Progress for Evergreen Line and Surrey’s LRT
Transit system to expand in coming years
The new Evergreen SkyTrain Line is set to be up and running in early 2017. In Surrey, the LRT system is being re-shaped to find a better funding source. Coquitlam, Port Moody and Surrey all anticipate new tracks of connectivity in the Lower Mainland.
Originally set to begin service in 2015, unsteady soil between the Coquitlam and Port Moody sections of the Evergreen Line pushed the two-kilometre-long tunnel boring back by over a year. With the boring now complete, the line will open next year and run from Lafarge Lake-Douglas station to VCC-Clark via Lougheed Town Centre station.

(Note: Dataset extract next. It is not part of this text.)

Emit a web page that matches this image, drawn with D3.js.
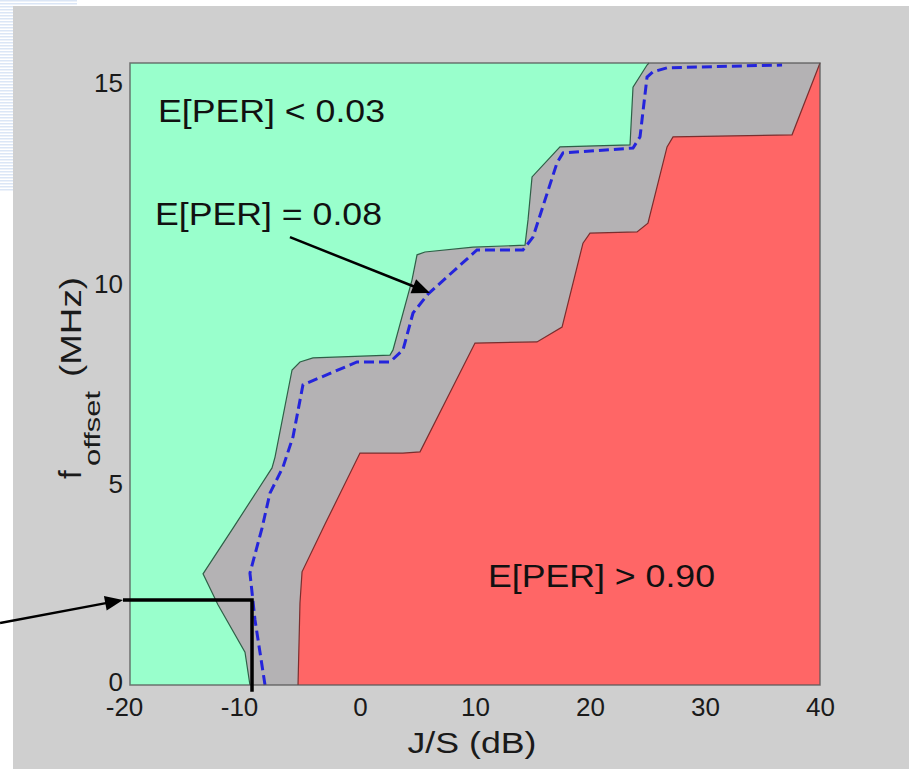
<!DOCTYPE html>
<html><head><meta charset="utf-8">
<script src="https://cdn.jsdelivr.net/npm/d3@7"></script>
<style>
body{margin:0;background:#fff;}
svg{display:block;}
text{font-family:"Liberation Sans", Arial, Helvetica, sans-serif;}
</style>
</head><body>
<svg id="chart" width="909" height="769"></svg>
<script>
// ---------- data ----------
const xDomain = [-20, 40];
const yDomain = [0, 15.5];
const xTicks = [-20, -10, 0, 10, 20, 30, 40];
const yTicks = [0, 5, 10, 15];

// edge between E[PER]<0.03 region and the grey band  [J/S dB, f_offset MHz]
const lowEdge = [
  [-9.57,0],[-10.0,0.82],[-12.35,2.0],[-13.65,2.77],[-11.04,3.91],[-7.65,5.41],
  [-7.39,5.68],[-5.91,7.85],[-5.22,8.05],[-4.09,8.15],[2.61,8.22],[2.87,8.35],
  [4.52,10.09],[4.96,10.72],[5.65,10.79],[9.83,10.91],[14.35,10.96],[14.61,11.59],
  [14.96,12.66],[17.39,13.41],[23.48,13.46],[23.74,14.90],[24.96,15.45],[25.13,15.5]
];
// edge between grey band and E[PER]>0.90 region
const highEdge = [
  [-5.39,0],[-5.22,2.04],[-5.04,2.82],[-3.04,4.01],[0.0,5.78],[3.74,5.78],
  [5.22,5.81],[10.0,8.52],[15.39,8.55],[17.57,8.92],[19.39,11.01],[20.0,11.26],
  [24.09,11.29],[25.04,11.51],[26.7,13.41],[27.22,13.66],[37.57,13.71],[40,15.5]
];
// E[PER] = 0.08 contour
const contour = [
  [-8.26,0],[-9.13,1.62],[-9.57,2.79],[-8.52,3.91],[-7.83,4.78],[-6.70,5.43],
  [-5.83,6.18],[-4.96,7.48],[-0.26,8.05],[2.61,8.05],[3.74,8.35],[4.61,9.27],
  [5.91,9.74],[10.17,10.84],[14.17,10.84],[15.04,11.16],[17.13,13.01],[17.65,13.26],
  [23.74,13.38],[24.35,13.66],[24.96,15.15],[25.48,15.28],[26.7,15.38],[36.7,15.45]
];
const regionLabels = ["E[PER] < 0.03", "E[PER] = 0.08", "E[PER] > 0.90"];
const xLabel = "J/S (dB)";
const yLabelMain = "f", yLabelSub = "offset", yLabelUnit = "(MHz)";
// annotation arrows (data coordinates)
const arrowContour = [[-6.09,11.16],[6.09,9.77]];
const arrowMarker = [[-31.3,1.545],[-20.61,2.12]];
const markerElbow = [[-20.61,2.12],[-9.39,2.12],[-9.39,-0.17]];

// ---------- drawing ----------
const svg = d3.select("#chart");
const L = 130, R = 820, T = 63, B = 685;
const x = d3.scaleLinear().domain(xDomain).range([L, R]);
const y = d3.scaleLinear().domain(yDomain).range([B, T]);

// light striped slide background in top-left
const stripes = svg.append("g");
for (let yy = 0; yy < 190; yy += 3) {
  stripes.append("rect").attr("x", 0).attr("y", yy).attr("width", 13).attr("height", 1.5).attr("fill", "#dbe6f6");
}
for (let yy = 0; yy < 6; yy += 3) {
  stripes.append("rect").attr("x", 13).attr("y", yy).attr("width", 64).attr("height", 1.5).attr("fill", "#dbe6f6");
}
// figure background
svg.append("rect").attr("x", 13).attr("y", 6).attr("width", 896).attr("height", 763).attr("fill", "#cfcfcf");

// plot area: green background
svg.append("rect").attr("x", L).attr("y", T).attr("width", R - L).attr("height", B - T).attr("fill", "#99ffcc");

const line = d3.line().x(d => x(d[0])).y(d => y(d[1]));

// grey band
const greyPoly = lowEdge.concat([[40,15.5],[40,0]]);
svg.append("path").attr("d", line(greyPoly) + "Z").attr("fill", "#b4b2b4");
// red region
const redPoly = highEdge.concat([[40,0]]);
svg.append("path").attr("d", line(redPoly) + "Z").attr("fill", "#ff6666");

// region edges
svg.append("path").attr("d", line(lowEdge)).attr("fill", "none")
  .attr("stroke", "#2f5f47").attr("stroke-width", 1.2);
svg.append("path").attr("d", line(highEdge)).attr("fill", "none")
  .attr("stroke", "#7a2e2e").attr("stroke-width", 1.2);

// contour dashed line
svg.append("path").attr("d", line(contour)).attr("fill", "none")
  .attr("stroke", "#2424dc").attr("stroke-width", 3)
  .attr("stroke-dasharray", "10,5");

// plot box
svg.append("rect").attr("x", L).attr("y", T).attr("width", R - L).attr("height", B - T)
  .attr("fill", "none").attr("stroke", "#555").attr("stroke-opacity", 0.8).attr("stroke-width", 1.5);

// axes
const xAxis = svg.append("g").attr("transform", `translate(0,${B})`)
  .call(d3.axisBottom(x).tickValues(xTicks).tickSize(0).tickPadding(13).tickFormat(d => String(d)));
const yAxis = svg.append("g").attr("transform", `translate(${L},0)`)
  .call(d3.axisLeft(y).tickValues(yTicks).tickSize(0).tickPadding(7).tickFormat(d => String(d)));
[xAxis, yAxis].forEach(g => {
  g.select(".domain").remove();
  g.selectAll("text").attr("font-size", 26).attr("fill", "#1a1a1a")
    .attr("font-family", '"Liberation Sans", Arial, sans-serif');
});
xAxis.selectAll(".tick text").attr("dx", d => d < 0 ? -6 : 0);
yAxis.selectAll(".tick text").filter(d => d === 0).attr("dy", "0.2em");

// axis labels
svg.append("text").attr("x", 472).attr("y", 753).attr("text-anchor", "middle")
  .attr("font-size", 29).attr("fill", "#1a1a1a")
  .attr("textLength", 129).attr("lengthAdjust", "spacingAndGlyphs").text(xLabel);

const yl = svg.append("g").attr("transform", "translate(81,479) rotate(-90)");
yl.append("text").attr("x", 0).attr("y", 0).attr("font-size", 31).attr("fill", "#1a1a1a").text(yLabelMain);
yl.append("text").attr("x", 13).attr("y", 19).attr("font-size", 22).attr("fill", "#1a1a1a")
  .attr("textLength", 75).attr("lengthAdjust", "spacingAndGlyphs").text(yLabelSub);
yl.append("text").attr("x", 102).attr("y", 0).attr("font-size", 30).attr("fill", "#1a1a1a")
  .attr("textLength", 100).attr("lengthAdjust", "spacingAndGlyphs").text(yLabelUnit);

// region labels
const labelPos = [[158,122],[155,225],[488,587]];
regionLabels.forEach((t, i) => {
  svg.append("text").attr("x", labelPos[i][0]).attr("y", labelPos[i][1])
    .attr("font-size", 31).attr("fill", "#111")
    .attr("textLength", 227).attr("lengthAdjust", "spacingAndGlyphs").text(t);
});

// arrows
function arrow(pts, width) {
  const p0 = [x(pts[0][0]), y(pts[0][1])], p1 = [x(pts[1][0]), y(pts[1][1])];
  const dx = p1[0] - p0[0], dy = p1[1] - p0[1], len = Math.hypot(dx, dy);
  const ux = dx / len, uy = dy / len, hl = 18, hw = 7.5;
  const bx = p1[0] - ux * hl, by = p1[1] - uy * hl;
  svg.append("line").attr("x1", p0[0]).attr("y1", p0[1]).attr("x2", bx + ux * 2).attr("y2", by + uy * 2)
    .attr("stroke", "#000").attr("stroke-width", width);
  svg.append("path").attr("d",
    `M${p1[0]},${p1[1]}L${bx - uy * hw},${by + ux * hw}L${bx + uy * hw},${by - ux * hw}Z`)
    .attr("fill", "#000");
}
arrow(arrowContour, 2.5);
arrow(arrowMarker, 2.5);
svg.append("path").attr("d", line(markerElbow)).attr("fill", "none")
  .attr("stroke", "#000").attr("stroke-width", 3.5);
</script>
</body></html>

“We’ve been waiting for Evergreen for my adult life, since I was a student at SFU,” says Richard Stewart, the Mayor of Coquitlam. “We’re really ecstatic that it’s finally getting to Coquitlam.” With the original project proposed in the 1990s, the Evergreen Line will connect the North East Sector of Metro Vancouver to the existing Millennium, Expo, and Canada Lines.
When the tunnel boring was first halted, Mayor Stewart knew that the project’s completion would be pushed back. “High pressure combined with wet sand sluffed into the [boring] machine. It was stuck in one spot for six months while they tried to solve it,” says Stewart. “During that six months we knew the critical path toward the summer of 2016 was out of the window.”
According to Statistics Canada, the population of the City of Coquitlam in 2011 was 126,456, an increase of 10.4 per cent since 2006. Similarly, Port Moody saw a 19.9 per cent increase in population to 32,975 people from 2006 to 2011.
“We now have more than enough population to support the line,” says Stewart. “It really is a game-changer in a lot of ways.”
In Surrey, the city is working to come up with an alternate solution to fund the proposed Light Rail Transit line. The LRT would be an upcoming reality if the 2015 transit referendum had passed, and would link Surrey City Centre with Guildford, Langley, and South Surrey.
“When we get LRT, it’ll connect a lot of the centre’s of Surrey: Guildford, Surrey Centre, Newton, Fleetwood, and going onwards to Clayton Hill and Langley,” says Randeep Sarai, the Liberal member of parliament for Surrey City Centre. “It connects a lot of communities together, and that is vital to Surrey.”
Sarai explains that the federal and provincial governments will move ahead with the project once the surrounding cities find alternative ways to fund their part in creating the Light Rail Transit line.
“Within Surrey, 70 per cent of people commute and work within [the city]. They don’t actually connect necessarily with Vancouver, so it’s an internal commute,” says Sarai. “To make that commute a lot easier, a lot more commuter friendly, a lot greener, I think Light Rapid Transit or any other configuration along with the SkyTrain is the proper answer.”
An LRT line would also help to put Surrey on the map as an environmentally conscious city, while adding a convenience factor in transportation. With an expected 195,000 people living within walking distance of the line, the hop-on hop-off service will also bring a high volume of traffic to local businesses. “It allows a lot of easy access in and out, and it helps businesses along the route a lot more,” says Sarai.
“It’ll take a lot of cars off the street,” says Sarai. “The ease of use is prevalent and evident and people will start using it a lot more.” The City of Surrey estimates that within the next 30 years, it’ll see 300,000 people move to the area, making the LRT system an essential addition to the city.
Currently, Translink is working on a 10-year investment plan to come up with an outline of a pay structure for the project. The City of Surrey will hold the third phase of public consultation in 2016, which will focus on the public’s involvement and elements of the station designs.